• **DATA PROVIDED**:
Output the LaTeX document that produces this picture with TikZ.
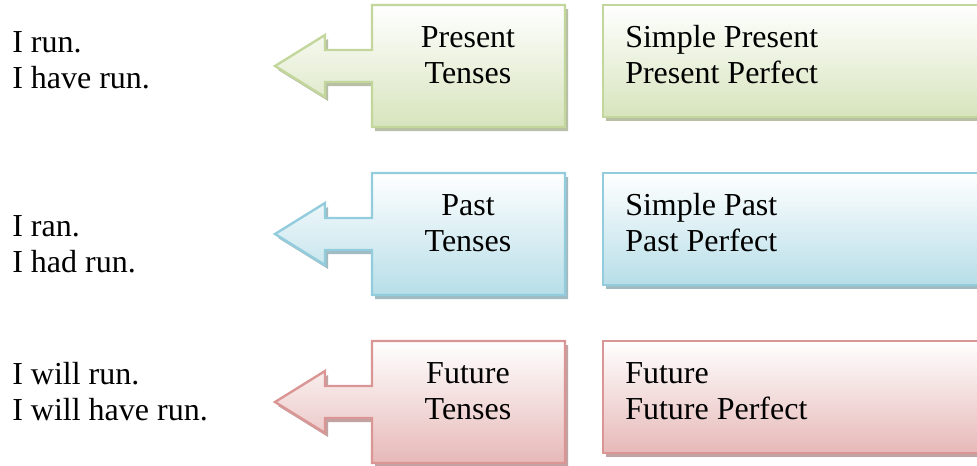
==
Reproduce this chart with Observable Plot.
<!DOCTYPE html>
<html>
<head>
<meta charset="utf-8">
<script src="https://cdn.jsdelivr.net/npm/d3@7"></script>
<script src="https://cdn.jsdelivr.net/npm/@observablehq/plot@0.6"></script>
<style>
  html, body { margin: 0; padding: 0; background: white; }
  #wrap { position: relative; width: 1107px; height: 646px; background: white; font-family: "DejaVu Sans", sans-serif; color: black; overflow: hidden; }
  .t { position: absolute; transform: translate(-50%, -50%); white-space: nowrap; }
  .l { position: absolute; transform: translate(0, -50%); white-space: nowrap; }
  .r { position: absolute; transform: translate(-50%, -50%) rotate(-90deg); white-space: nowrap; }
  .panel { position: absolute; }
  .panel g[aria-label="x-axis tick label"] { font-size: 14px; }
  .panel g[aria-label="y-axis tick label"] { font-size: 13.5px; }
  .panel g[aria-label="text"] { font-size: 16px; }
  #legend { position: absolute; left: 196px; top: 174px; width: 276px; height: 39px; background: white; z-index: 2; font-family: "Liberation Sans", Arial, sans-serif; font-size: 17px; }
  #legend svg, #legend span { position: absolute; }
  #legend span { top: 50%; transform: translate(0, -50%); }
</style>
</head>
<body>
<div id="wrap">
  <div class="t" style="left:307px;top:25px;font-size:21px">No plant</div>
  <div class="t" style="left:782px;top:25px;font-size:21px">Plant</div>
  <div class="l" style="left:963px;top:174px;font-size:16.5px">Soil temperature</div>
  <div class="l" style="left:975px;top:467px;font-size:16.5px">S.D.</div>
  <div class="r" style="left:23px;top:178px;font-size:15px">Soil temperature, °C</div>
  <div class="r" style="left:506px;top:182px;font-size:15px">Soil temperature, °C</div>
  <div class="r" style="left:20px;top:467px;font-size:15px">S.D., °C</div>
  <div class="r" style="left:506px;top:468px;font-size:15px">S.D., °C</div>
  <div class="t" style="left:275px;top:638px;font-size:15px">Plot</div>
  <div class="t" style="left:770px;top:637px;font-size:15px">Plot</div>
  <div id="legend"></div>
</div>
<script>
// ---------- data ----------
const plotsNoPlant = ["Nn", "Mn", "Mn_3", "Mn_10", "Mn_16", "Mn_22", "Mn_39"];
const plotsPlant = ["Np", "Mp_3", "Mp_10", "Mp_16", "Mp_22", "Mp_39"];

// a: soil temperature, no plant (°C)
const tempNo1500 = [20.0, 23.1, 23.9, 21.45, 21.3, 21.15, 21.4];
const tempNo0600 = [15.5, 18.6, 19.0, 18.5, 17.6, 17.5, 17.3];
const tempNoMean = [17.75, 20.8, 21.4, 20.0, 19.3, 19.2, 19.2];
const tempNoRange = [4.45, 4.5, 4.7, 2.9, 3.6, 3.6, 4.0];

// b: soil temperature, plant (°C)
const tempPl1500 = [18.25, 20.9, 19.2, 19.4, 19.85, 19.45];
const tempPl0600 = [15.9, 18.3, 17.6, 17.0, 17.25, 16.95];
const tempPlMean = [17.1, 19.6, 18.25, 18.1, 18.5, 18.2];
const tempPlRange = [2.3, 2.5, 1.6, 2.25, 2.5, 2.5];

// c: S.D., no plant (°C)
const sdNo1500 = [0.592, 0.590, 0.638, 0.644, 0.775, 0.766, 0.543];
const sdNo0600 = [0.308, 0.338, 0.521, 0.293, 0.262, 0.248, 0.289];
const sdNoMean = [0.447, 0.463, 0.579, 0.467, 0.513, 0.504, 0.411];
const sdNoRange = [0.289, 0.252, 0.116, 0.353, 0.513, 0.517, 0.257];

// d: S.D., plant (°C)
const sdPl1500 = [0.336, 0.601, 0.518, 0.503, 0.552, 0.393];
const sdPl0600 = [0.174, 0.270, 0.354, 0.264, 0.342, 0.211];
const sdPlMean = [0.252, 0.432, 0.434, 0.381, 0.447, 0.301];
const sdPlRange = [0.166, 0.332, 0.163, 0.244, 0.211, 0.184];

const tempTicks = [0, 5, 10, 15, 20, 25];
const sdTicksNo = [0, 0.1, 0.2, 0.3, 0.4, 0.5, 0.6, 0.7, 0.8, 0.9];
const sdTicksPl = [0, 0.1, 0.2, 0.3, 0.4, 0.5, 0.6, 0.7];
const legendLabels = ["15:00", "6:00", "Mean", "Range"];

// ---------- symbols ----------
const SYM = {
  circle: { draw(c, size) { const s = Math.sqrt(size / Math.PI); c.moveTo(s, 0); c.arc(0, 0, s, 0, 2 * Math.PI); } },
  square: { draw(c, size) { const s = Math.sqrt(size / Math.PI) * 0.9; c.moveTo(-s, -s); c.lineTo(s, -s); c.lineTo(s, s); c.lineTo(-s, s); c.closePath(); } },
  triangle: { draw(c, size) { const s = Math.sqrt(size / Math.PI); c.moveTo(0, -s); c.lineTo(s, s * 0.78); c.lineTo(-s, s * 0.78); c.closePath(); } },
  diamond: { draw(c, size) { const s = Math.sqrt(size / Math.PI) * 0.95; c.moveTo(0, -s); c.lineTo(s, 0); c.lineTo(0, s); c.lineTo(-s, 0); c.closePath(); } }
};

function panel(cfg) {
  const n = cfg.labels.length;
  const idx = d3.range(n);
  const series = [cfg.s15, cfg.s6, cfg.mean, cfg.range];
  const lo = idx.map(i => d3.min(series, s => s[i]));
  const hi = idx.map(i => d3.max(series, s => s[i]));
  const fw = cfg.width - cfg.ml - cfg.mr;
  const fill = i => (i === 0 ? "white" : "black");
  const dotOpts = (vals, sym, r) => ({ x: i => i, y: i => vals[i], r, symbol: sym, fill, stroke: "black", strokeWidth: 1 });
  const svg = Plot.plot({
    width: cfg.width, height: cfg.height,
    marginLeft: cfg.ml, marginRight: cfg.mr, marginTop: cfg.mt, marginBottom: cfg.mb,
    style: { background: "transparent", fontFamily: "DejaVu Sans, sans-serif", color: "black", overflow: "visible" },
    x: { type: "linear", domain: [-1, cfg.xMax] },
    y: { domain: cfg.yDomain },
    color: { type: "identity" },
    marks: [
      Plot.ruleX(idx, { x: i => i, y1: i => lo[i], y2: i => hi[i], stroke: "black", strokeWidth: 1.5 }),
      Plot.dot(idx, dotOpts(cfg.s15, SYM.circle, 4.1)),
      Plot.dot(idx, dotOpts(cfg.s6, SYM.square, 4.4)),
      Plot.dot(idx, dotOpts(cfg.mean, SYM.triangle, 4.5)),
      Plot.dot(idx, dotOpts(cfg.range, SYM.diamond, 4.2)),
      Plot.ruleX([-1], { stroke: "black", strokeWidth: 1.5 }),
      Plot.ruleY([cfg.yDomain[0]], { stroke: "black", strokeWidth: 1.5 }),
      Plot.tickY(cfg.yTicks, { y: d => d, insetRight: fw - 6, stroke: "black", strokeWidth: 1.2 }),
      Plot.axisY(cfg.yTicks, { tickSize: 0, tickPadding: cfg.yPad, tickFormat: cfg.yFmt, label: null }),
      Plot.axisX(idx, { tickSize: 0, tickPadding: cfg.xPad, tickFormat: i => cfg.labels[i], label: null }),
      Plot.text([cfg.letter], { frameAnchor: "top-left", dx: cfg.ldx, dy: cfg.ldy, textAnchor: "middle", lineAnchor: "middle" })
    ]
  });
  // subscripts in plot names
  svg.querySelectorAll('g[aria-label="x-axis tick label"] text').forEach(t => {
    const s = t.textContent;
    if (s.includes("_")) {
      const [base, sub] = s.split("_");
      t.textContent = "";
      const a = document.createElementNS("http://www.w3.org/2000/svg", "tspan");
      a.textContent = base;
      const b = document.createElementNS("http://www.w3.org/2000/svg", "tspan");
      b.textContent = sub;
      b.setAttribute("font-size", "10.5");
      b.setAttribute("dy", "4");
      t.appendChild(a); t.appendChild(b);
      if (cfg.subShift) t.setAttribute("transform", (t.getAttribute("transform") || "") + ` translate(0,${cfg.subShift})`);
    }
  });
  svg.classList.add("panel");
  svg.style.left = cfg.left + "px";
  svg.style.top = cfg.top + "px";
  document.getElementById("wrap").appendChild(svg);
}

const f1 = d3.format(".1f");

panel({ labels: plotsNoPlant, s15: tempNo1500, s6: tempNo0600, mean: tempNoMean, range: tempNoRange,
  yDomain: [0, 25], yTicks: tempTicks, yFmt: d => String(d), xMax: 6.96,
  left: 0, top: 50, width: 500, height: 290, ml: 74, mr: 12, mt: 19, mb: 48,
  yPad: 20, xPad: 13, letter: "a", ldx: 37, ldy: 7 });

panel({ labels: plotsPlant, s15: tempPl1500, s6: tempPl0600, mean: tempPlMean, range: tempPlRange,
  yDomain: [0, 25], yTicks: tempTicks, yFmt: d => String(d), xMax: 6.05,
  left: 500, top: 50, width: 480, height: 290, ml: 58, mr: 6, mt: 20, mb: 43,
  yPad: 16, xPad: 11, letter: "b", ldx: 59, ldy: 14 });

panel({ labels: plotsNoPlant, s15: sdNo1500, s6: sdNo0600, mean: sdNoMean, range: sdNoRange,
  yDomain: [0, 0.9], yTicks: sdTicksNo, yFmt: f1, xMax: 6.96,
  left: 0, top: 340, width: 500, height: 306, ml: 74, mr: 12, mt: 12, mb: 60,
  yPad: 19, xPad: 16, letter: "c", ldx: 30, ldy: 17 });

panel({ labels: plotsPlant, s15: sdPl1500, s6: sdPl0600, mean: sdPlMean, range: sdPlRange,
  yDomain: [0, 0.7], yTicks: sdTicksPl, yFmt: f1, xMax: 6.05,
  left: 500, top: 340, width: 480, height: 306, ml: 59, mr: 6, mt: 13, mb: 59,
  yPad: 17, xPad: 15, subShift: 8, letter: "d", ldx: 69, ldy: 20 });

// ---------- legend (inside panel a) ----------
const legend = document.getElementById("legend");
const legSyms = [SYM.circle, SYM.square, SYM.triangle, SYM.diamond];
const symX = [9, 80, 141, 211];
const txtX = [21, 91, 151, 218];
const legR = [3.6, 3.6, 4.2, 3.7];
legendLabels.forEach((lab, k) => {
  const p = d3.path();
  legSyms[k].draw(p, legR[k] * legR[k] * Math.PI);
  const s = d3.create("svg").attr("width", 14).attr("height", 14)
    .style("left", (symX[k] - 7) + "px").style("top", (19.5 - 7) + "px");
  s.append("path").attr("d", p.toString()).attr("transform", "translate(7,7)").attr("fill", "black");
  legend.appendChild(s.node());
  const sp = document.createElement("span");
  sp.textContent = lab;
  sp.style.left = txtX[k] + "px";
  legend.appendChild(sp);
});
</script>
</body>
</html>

• **WHAT THE EXERCISE ASKS**:
Say how many lines in the records hold "document", with the number as the whole reply.

• **ANSWER TO THIS PROBLEM**:
6